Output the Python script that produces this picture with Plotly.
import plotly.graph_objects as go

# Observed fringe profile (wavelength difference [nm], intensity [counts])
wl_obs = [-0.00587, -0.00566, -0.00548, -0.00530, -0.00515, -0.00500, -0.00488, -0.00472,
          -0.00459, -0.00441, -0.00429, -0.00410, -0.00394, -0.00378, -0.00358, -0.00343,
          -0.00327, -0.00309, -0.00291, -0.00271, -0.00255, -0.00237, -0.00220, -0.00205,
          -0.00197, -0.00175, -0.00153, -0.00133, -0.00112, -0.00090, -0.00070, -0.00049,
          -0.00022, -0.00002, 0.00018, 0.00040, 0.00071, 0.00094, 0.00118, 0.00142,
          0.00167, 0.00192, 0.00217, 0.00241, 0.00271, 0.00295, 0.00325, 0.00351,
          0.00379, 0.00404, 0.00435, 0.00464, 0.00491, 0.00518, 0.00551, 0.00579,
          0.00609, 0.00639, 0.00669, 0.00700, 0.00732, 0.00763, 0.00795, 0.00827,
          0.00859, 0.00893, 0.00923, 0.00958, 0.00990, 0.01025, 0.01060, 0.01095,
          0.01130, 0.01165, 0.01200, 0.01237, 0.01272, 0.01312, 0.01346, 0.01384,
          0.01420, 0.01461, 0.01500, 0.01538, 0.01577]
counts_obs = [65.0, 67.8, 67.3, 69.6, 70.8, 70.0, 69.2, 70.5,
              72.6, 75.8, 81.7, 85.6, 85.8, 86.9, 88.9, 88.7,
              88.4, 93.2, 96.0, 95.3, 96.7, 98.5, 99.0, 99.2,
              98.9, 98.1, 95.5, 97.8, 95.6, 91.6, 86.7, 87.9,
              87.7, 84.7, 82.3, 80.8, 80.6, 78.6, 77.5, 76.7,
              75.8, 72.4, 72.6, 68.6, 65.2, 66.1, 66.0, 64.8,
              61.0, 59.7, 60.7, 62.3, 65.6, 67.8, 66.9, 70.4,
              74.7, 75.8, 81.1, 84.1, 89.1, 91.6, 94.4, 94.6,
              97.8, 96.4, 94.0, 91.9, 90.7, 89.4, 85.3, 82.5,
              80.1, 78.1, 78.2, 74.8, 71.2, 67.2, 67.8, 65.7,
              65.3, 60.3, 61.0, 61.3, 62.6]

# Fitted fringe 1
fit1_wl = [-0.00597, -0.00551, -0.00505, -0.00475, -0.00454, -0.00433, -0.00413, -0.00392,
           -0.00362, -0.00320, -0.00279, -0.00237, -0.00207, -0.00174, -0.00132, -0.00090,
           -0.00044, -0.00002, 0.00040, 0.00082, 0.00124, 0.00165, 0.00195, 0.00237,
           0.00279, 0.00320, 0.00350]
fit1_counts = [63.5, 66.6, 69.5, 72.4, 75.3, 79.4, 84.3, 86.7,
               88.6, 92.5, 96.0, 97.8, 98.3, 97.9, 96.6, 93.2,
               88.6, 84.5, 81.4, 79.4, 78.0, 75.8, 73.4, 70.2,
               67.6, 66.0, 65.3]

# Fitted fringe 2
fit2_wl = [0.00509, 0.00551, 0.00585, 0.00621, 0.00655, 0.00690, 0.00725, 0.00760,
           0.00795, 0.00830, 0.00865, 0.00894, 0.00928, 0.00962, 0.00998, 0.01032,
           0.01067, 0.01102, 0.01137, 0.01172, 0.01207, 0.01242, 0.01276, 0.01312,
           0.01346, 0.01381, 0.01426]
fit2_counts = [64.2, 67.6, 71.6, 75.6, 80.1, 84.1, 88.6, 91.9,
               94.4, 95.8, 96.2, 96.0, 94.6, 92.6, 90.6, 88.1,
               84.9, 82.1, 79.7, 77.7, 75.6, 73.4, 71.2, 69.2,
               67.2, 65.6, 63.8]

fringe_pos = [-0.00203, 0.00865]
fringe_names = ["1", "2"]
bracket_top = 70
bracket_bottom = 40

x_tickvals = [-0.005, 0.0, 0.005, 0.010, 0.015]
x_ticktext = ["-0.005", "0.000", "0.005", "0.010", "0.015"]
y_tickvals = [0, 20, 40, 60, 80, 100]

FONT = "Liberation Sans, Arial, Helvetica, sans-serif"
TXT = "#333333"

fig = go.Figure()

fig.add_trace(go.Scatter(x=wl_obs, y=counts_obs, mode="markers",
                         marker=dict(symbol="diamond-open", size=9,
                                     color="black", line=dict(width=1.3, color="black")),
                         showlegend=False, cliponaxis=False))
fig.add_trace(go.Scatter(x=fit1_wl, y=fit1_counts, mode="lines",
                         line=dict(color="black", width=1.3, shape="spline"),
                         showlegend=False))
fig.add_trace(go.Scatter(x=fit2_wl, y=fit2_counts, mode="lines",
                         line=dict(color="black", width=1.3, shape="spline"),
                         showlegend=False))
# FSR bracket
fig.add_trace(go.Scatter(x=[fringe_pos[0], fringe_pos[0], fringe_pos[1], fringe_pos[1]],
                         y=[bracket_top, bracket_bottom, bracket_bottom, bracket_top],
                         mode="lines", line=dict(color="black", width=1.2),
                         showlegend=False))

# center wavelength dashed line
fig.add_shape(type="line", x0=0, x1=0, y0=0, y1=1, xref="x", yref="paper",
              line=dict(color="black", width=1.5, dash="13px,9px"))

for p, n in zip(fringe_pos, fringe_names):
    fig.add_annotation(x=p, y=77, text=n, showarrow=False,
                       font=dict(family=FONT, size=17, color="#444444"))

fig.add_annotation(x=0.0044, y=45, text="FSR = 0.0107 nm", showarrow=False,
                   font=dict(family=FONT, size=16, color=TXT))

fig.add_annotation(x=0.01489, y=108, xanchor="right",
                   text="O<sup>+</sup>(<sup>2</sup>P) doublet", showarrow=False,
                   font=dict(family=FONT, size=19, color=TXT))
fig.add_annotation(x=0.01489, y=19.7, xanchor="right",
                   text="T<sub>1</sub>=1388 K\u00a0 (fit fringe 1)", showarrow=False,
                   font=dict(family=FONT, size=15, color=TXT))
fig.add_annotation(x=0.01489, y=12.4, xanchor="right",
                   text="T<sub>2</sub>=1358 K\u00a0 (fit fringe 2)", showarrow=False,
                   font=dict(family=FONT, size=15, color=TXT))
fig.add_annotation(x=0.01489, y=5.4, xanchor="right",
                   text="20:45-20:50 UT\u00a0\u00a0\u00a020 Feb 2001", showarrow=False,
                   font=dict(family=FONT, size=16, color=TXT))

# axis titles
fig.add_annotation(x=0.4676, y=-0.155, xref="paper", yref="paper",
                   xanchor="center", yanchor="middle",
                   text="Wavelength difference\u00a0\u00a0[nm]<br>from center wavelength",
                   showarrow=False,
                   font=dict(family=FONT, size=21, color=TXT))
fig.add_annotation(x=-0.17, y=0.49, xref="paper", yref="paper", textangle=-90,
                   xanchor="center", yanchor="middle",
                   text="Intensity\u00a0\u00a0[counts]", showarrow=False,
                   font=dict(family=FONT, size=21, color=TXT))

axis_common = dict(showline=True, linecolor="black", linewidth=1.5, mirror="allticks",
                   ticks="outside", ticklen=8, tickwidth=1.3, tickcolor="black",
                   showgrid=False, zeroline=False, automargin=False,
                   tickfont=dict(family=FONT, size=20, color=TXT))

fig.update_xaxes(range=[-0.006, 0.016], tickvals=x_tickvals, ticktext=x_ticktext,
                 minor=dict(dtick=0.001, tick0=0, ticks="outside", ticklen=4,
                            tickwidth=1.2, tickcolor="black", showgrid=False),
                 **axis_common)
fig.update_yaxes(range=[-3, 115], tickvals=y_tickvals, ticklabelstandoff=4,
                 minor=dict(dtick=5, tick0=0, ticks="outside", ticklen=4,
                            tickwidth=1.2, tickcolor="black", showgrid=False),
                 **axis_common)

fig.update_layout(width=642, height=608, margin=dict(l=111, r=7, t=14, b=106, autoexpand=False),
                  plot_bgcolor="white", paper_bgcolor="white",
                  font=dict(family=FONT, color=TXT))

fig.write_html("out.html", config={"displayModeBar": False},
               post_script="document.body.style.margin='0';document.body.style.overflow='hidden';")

------------------------------

### [Written task]
Starting at the first line of the data above, please restate word for word every line up to and including the one that holds "import plotly.graph_objects as go", and add nothing else.

### [Output]
Output the Python script that produces this picture with Plotly.
import plotly.graph_objects as go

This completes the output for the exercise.